Le taux de vessies neurologiques postopératoire varie beaucoup dans les études, entre 6 et 45% des enfants. Ce type de séquelles est définitif et peut être responsable d’infections urinaires à répétition et d’altération secondaire de la fonction rénale. Il est donc nécessaire de dépister les anomalies de vidange vésicale dans la petite enfance (échographie réno-vésicale avec mesure du résidu post-mictionnel) et de poursuivre les explorations en cas de symptômes d’anomalie de vidange, d’infection urinaire fébrile ou d’anomalie échographique. La présence de complications prénatales obstructives sur le tractus urinaire a été décrite comme associée à un risque de vessie neurologique, tout comme l’extension intra-spinale du TSC.

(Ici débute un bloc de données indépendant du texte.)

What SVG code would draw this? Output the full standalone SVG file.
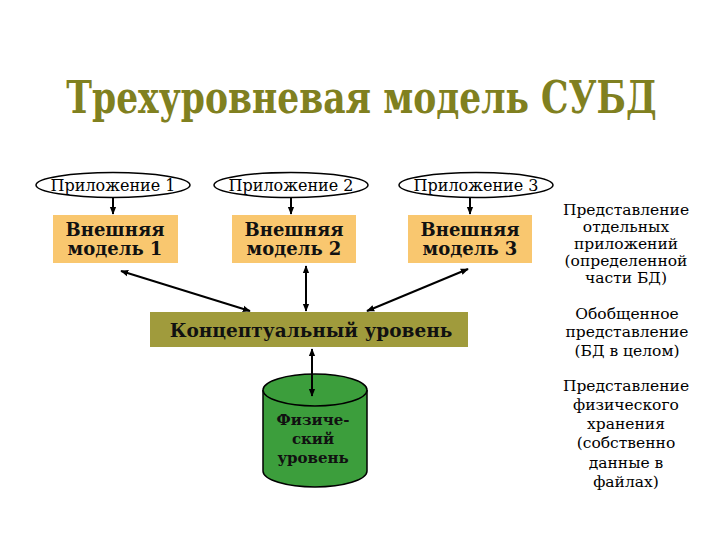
<svg xmlns="http://www.w3.org/2000/svg" width="720" height="540" viewBox="0 0 720 540">
<defs>
<marker id="ah" viewBox="0 0 10 10" refX="9" refY="5" markerWidth="4" markerHeight="4" orient="auto-start-reverse" markerUnits="strokeWidth">
<path d="M0,1 L10,5 L0,9 z" fill="#000"/>
</marker>
<style>
text{font-family:"DejaVu Serif","Noto Serif","Liberation Serif",serif}
.app{fill:#fff;stroke:#000;stroke-width:1.5}
.apptxt{font-size:16px;fill:#000;text-anchor:middle}
.ext{fill:#F9C76F}
.bold{font-weight:bold;fill:#111;text-anchor:middle}
.note{font-size:15.5px;fill:#000;text-anchor:middle}
.con line{stroke:#000;stroke-width:2}
</style>
</defs>
<rect width="720" height="540" fill="#fff"/>
<text transform="translate(361.5 113) scale(0.785 1)" x="0" y="0" font-weight="bold" font-size="44" fill="#808020" text-anchor="middle">Трехуровневая модель СУБД</text>

<g id="app1"><ellipse class="app" cx="113" cy="185" rx="77" ry="12.5"/><text class="apptxt" x="113" y="191">Приложение 1</text></g>
<g id="app2"><ellipse class="app" cx="291" cy="185" rx="77" ry="12.5"/><text class="apptxt" x="291" y="191">Приложение 2</text></g>
<g id="app3"><ellipse class="app" cx="476" cy="185" rx="77" ry="12.5"/><text class="apptxt" x="476" y="191">Приложение 3</text></g>

<g id="ext1"><rect class="ext" x="53" y="215" width="125" height="48"/><text class="bold" font-size="18" x="115" y="236">Внешняя</text><text class="bold" font-size="18" x="115" y="255">модель 1</text></g>
<g id="ext2"><rect class="ext" x="232" y="215" width="124" height="48"/><text class="bold" font-size="18" x="294" y="236">Внешняя</text><text class="bold" font-size="18" x="294" y="255">модель 2</text></g>
<g id="ext3"><rect class="ext" x="408" y="215" width="124" height="48"/><text class="bold" font-size="18" x="470" y="236">Внешняя</text><text class="bold" font-size="18" x="470" y="255">модель 3</text></g>

<g id="conceptual"><rect x="150" y="312" width="318" height="35" fill="#A09B3C"/><text class="bold" font-size="18.5" x="311" y="337">Концептуальный уровень</text></g>

<g id="physical">
<path d="M263,390 L263,471 A52,16 0 0 0 367,471 L367,390" fill="#3C9E3C" stroke="#000" stroke-width="1.5"/>
<ellipse cx="315" cy="390" rx="52" ry="16" fill="#3C9E3C" stroke="#000" stroke-width="1.5"/>
<text class="bold" font-size="15" x="313" y="425">Физиче-</text>
<text class="bold" font-size="15" x="313" y="444">ский</text>
<text class="bold" font-size="15" x="313" y="463">уровень</text>
</g>

<g id="connectors" class="con">
<line x1="113" y1="198" x2="113" y2="214" marker-end="url(#ah)"/>
<line x1="291" y1="198" x2="291" y2="214" marker-end="url(#ah)"/>
<line x1="470" y1="198" x2="470" y2="214" marker-end="url(#ah)"/>
<line x1="121" y1="271" x2="250" y2="311" marker-start="url(#ah)" marker-end="url(#ah)"/>
<line x1="306" y1="266" x2="306" y2="311" marker-start="url(#ah)" marker-end="url(#ah)"/>
<line x1="468" y1="269" x2="367" y2="311" marker-start="url(#ah)" marker-end="url(#ah)"/>
<line x1="312" y1="349" x2="312" y2="396" marker-start="url(#ah)" marker-end="url(#ah)"/>
</g>

<g id="notes">
<text class="note"><tspan x="626" y="215">Представление</tspan><tspan x="626" y="232">отдельных</tspan><tspan x="626" y="249">приложений</tspan><tspan x="626" y="266">(определенной</tspan><tspan x="626" y="283">части БД)</tspan></text>
<text class="note"><tspan x="627" y="319">Обобщенное</tspan><tspan x="627" y="337">представление</tspan><tspan x="627" y="356">(БД в целом)</tspan></text>
<text class="note"><tspan x="626" y="391">Представление</tspan><tspan x="626" y="410">физического</tspan><tspan x="626" y="429">хранения</tspan><tspan x="626" y="448">(собственно</tspan><tspan x="626" y="468">данные в</tspan><tspan x="626" y="487">файлах)</tspan></text>
</g>
</svg>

Les séquelles cosmétiques sont fréquentes (30% en moyenne) chez les patients opérés d’un TSC, et peuvent justifier de reprises chirurgicales. Le volume tumoral important semble être le facteur de risque identifié comme associé à ce type de séquelles. Une collaboration avec un chirurgien plasticien lors de la chirurgie d’exérèse peut être intéressante pour limiter ces séquelles.

Enfin, les séquelles orthopédiques sont plus rares (5-10% environ) et semblent plus fréquentes en cas d’extension intra-spinale de la tumeur.

Même si la présence de séquelles fonctionnelles est associée à une baisse de la qualité de vie, il semble que les adultes traités pour un TSC dans l’enfance ne présentent pas de différence significative en termes de qualité de vie par rapport à une population contrôle [7].

 

Références bibliographiques

  1. Peter Altman R, Randolph JG, Lilly JR. Sacrococcygeal teratoma: American Academy of Pediatrics Surgical Section survey-1973. J Pediatr Surg 1974;9:389–98. doi:10.1016/S0022-3468(74)80297-6.
  2. Avni FE, Guibaud L, Robert Y, Segers V, Ziereisen F, Delaet MH, et al. MR imaging of fetal sacrococcygeal teratoma: Diagnosis and assessment. Am J Roentgenol 2002;178:179–83. doi:10.2214/ajr.178.1.1780179.
  3. Vinit N, Benachi A, Rosenblatt J, Jouannic J-M, Rousseau V, Bonnard A, et al. Growth velocity of fetal sacrococcygeal teratoma as predictor of perinatal morbidity and mortality: multicenter study. Ultrasound Obstet Gynecol 2024;64:651–60. doi:10.1002/uog.29110.
  4. Gebb J, Khalek N, Qamar H, Johnson M, Oliver E, Coleman B, et al. High Tumor Volume to Fetal Weight Ratio Is Associated with Worse Fetal Outcomes and Increased Maternal Risk in Fetuses with Sacrococcygeal Teratoma. Fetal Diagn Ther 2018. doi:10.1159/000486782.
  5. Kremer MEB, Wellens LM, Derikx JPM, van Baren R, Heij HA, Wijnen MHWA, et al. Hemorrhage is the most common cause of neonatal mortality in patients with sacrococcygeal teratoma. J Pediatr Surg 2016;51:1826–9. doi:10.1016/j.jpedsurg.2016.07.005.
  6. van Heurn LJ, Derikx JPM, Hall N, Aldrink JH, Bailez MM, Chirdan LB, et al. Malignant transformation and tumour recurrence in sacrococcygeal teratoma: a global, retrospective cohort study. Int J Surg 2024;110:7177–86. doi:10.1097/JS9.0000000000002045.
  7. Kremer MEB, Dirix M, Koeneman MM, Van Baren R, Heij HA, Wijnen MHWA, et al. Quality of life in adulthood after resection of a sacrococcygeal teratoma in childhood:A Dutch multicentre study. Arch. Dis. Child. Fetal Neonatal Ed., vol. 100, 2015, p. F229–32. doi:10.1136/archdischild-2014-307589.